:: Dataset content ::
◇ ◇ ◇ ◇ ◇

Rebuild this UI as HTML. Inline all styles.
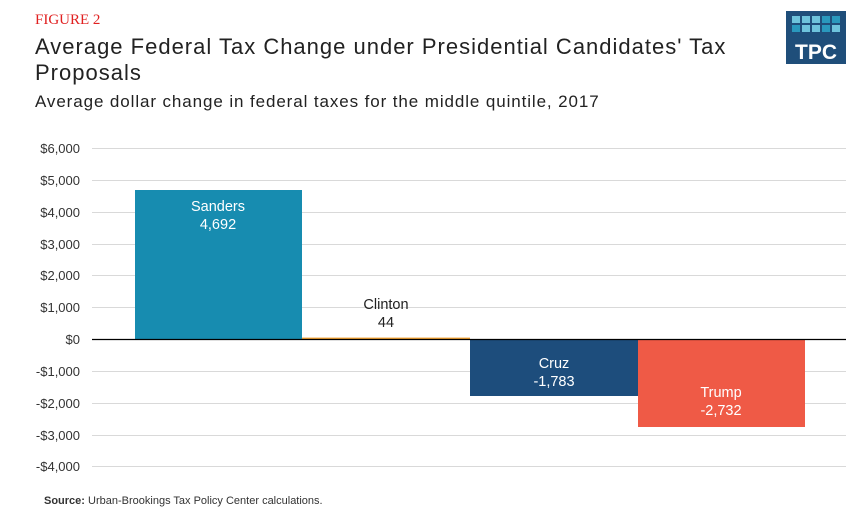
<!DOCTYPE html>
<html><head><style>
body{margin:0;width:863px;height:523px;background:#fff;font-family:"Liberation Sans",sans-serif;position:relative;overflow:hidden}
.t{position:absolute;white-space:nowrap}
</style></head><body>
<div class="t" style="left:35px;top:12px;font-family:'Liberation Serif',serif;font-size:15px;color:#e02020">FIGURE 2</div>
<div class="t" style="left:35px;top:34px;font-size:22px;letter-spacing:1px;color:#222;line-height:26px">Average Federal Tax Change under Presidential Candidates' Tax<br>Proposals</div>
<div class="t" style="left:35px;top:92px;font-size:17px;letter-spacing:0.9px;color:#222">Average dollar change in federal taxes for the middle quintile, 2017</div>
<svg width="863" height="523" style="position:absolute;left:0;top:0" font-family="Liberation Sans, sans-serif">
<rect x="786" y="11" width="60" height="53" fill="#1f4e7a"/>
<g fill="#6ec3dc">
<rect x="792" y="16" width="8" height="7"/><rect x="802" y="16" width="8" height="7"/><rect x="812" y="16" width="8" height="7"/><rect x="822" y="16" width="8" height="7" fill="#2a98bd"/><rect x="832" y="16" width="8" height="7" fill="#2a98bd"/>
<rect x="792" y="25" width="8" height="7" fill="#2a98bd"/><rect x="802" y="25" width="8" height="7"/><rect x="812" y="25" width="8" height="7"/><rect x="822" y="25" width="8" height="7" fill="#2a98bd"/><rect x="832" y="25" width="8" height="7"/>
</g>
<text x="816" y="59" fill="#fff" font-size="21" font-weight="bold" text-anchor="middle">TPC</text>
<g stroke="#d9d9d9" stroke-width="1">
<line x1="92" x2="846" y1="148.5" y2="148.5"/><line x1="92" x2="846" y1="180.5" y2="180.5"/><line x1="92" x2="846" y1="212.5" y2="212.5"/><line x1="92" x2="846" y1="244.5" y2="244.5"/><line x1="92" x2="846" y1="275.5" y2="275.5"/><line x1="92" x2="846" y1="307.5" y2="307.5"/><line x1="92" x2="846" y1="371.5" y2="371.5"/><line x1="92" x2="846" y1="403.5" y2="403.5"/><line x1="92" x2="846" y1="435.5" y2="435.5"/><line x1="92" x2="846" y1="466.5" y2="466.5"/>
</g>
<g font-size="13" fill="#333" text-anchor="end">
<text x="80" y="153">$6,000</text><text x="80" y="185">$5,000</text><text x="80" y="217">$4,000</text><text x="80" y="249">$3,000</text><text x="80" y="280">$2,000</text><text x="80" y="312">$1,000</text><text x="80" y="344">$0</text><text x="80" y="376">-$1,000</text><text x="80" y="408">-$2,000</text><text x="80" y="440">-$3,000</text><text x="80" y="471">-$4,000</text>
</g>
<rect x="135" y="190" width="167" height="149" fill="#178cb0"/>
<rect x="302" y="337.6" width="168" height="1.4" fill="#f0a030"/>
<rect x="470" y="339" width="168" height="57" fill="#1d4d7c"/>
<rect x="638" y="339" width="167" height="88" fill="#ef5a46"/>
<line x1="92" x2="846" y1="339.5" y2="339.5" stroke="#000" stroke-width="1.2"/>
<g font-size="14.5" text-anchor="middle">
<text x="218" y="211" fill="#fff">Sanders</text><text x="218" y="229" fill="#fff">4,692</text>
<text x="386" y="309" fill="#222">Clinton</text><text x="386" y="327" fill="#222">44</text>
<text x="554" y="368" fill="#fff">Cruz</text><text x="554" y="386" fill="#fff">-1,783</text>
<text x="721" y="397" fill="#fff">Trump</text><text x="721" y="415" fill="#fff">-2,732</text>
</g>
<text x="44" y="504" font-size="11" fill="#333"><tspan font-weight="bold">Source:</tspan> Urban-Brookings Tax Policy Center calculations.</text>
</svg>
</body></html>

◇ ◇ ◇ ◇ ◇

Please write out all of the material above without changing a word, and omit any pictures.

:: Written solution ::
Rebuild this UI as HTML. Inline all styles.
<!DOCTYPE html>
<html><head><style>
body{margin:0;width:863px;height:523px;background:#fff;font-family:"Liberation Sans",sans-serif;position:relative;overflow:hidden}
.t{position:absolute;white-space:nowrap}
</style></head><body>
<div class="t" style="left:35px;top:12px;font-family:'Liberation Serif',serif;font-size:15px;color:#e02020">FIGURE 2</div>
<div class="t" style="left:35px;top:34px;font-size:22px;letter-spacing:1px;color:#222;line-height:26px">Average Federal Tax Change under Presidential Candidates' Tax<br>Proposals</div>
<div class="t" style="left:35px;top:92px;font-size:17px;letter-spacing:0.9px;color:#222">Average dollar change in federal taxes for the middle quintile, 2017</div>
<svg width="863" height="523" style="position:absolute;left:0;top:0" font-family="Liberation Sans, sans-serif">
<rect x="786" y="11" width="60" height="53" fill="#1f4e7a"/>
<g fill="#6ec3dc">
<rect x="792" y="16" width="8" height="7"/><rect x="802" y="16" width="8" height="7"/><rect x="812" y="16" width="8" height="7"/><rect x="822" y="16" width="8" height="7" fill="#2a98bd"/><rect x="832" y="16" width="8" height="7" fill="#2a98bd"/>
<rect x="792" y="25" width="8" height="7" fill="#2a98bd"/><rect x="802" y="25" width="8" height="7"/><rect x="812" y="25" width="8" height="7"/><rect x="822" y="25" width="8" height="7" fill="#2a98bd"/><rect x="832" y="25" width="8" height="7"/>
</g>
<text x="816" y="59" fill="#fff" font-size="21" font-weight="bold" text-anchor="middle">TPC</text>
<g stroke="#d9d9d9" stroke-width="1">
<line x1="92" x2="846" y1="148.5" y2="148.5"/><line x1="92" x2="846" y1="180.5" y2="180.5"/><line x1="92" x2="846" y1="212.5" y2="212.5"/><line x1="92" x2="846" y1="244.5" y2="244.5"/><line x1="92" x2="846" y1="275.5" y2="275.5"/><line x1="92" x2="846" y1="307.5" y2="307.5"/><line x1="92" x2="846" y1="371.5" y2="371.5"/><line x1="92" x2="846" y1="403.5" y2="403.5"/><line x1="92" x2="846" y1="435.5" y2="435.5"/><line x1="92" x2="846" y1="466.5" y2="466.5"/>
</g>
<g font-size="13" fill="#333" text-anchor="end">
<text x="80" y="153">$6,000</text><text x="80" y="185">$5,000</text><text x="80" y="217">$4,000</text><text x="80" y="249">$3,000</text><text x="80" y="280">$2,000</text><text x="80" y="312">$1,000</text><text x="80" y="344">$0</text><text x="80" y="376">-$1,000</text><text x="80" y="408">-$2,000</text><text x="80" y="440">-$3,000</text><text x="80" y="471">-$4,000</text>
</g>
<rect x="135" y="190" width="167" height="149" fill="#178cb0"/>
<rect x="302" y="337.6" width="168" height="1.4" fill="#f0a030"/>
<rect x="470" y="339" width="168" height="57" fill="#1d4d7c"/>
<rect x="638" y="339" width="167" height="88" fill="#ef5a46"/>
<line x1="92" x2="846" y1="339.5" y2="339.5" stroke="#000" stroke-width="1.2"/>
<g font-size="14.5" text-anchor="middle">
<text x="218" y="211" fill="#fff">Sanders</text><text x="218" y="229" fill="#fff">4,692</text>
<text x="386" y="309" fill="#222">Clinton</text><text x="386" y="327" fill="#222">44</text>
<text x="554" y="368" fill="#fff">Cruz</text><text x="554" y="386" fill="#fff">-1,783</text>
<text x="721" y="397" fill="#fff">Trump</text><text x="721" y="415" fill="#fff">-2,732</text>
</g>
<text x="44" y="504" font-size="11" fill="#333"><tspan font-weight="bold">Source:</tspan> Urban-Brookings Tax Policy Center calculations.</text>
</svg>
</body></html>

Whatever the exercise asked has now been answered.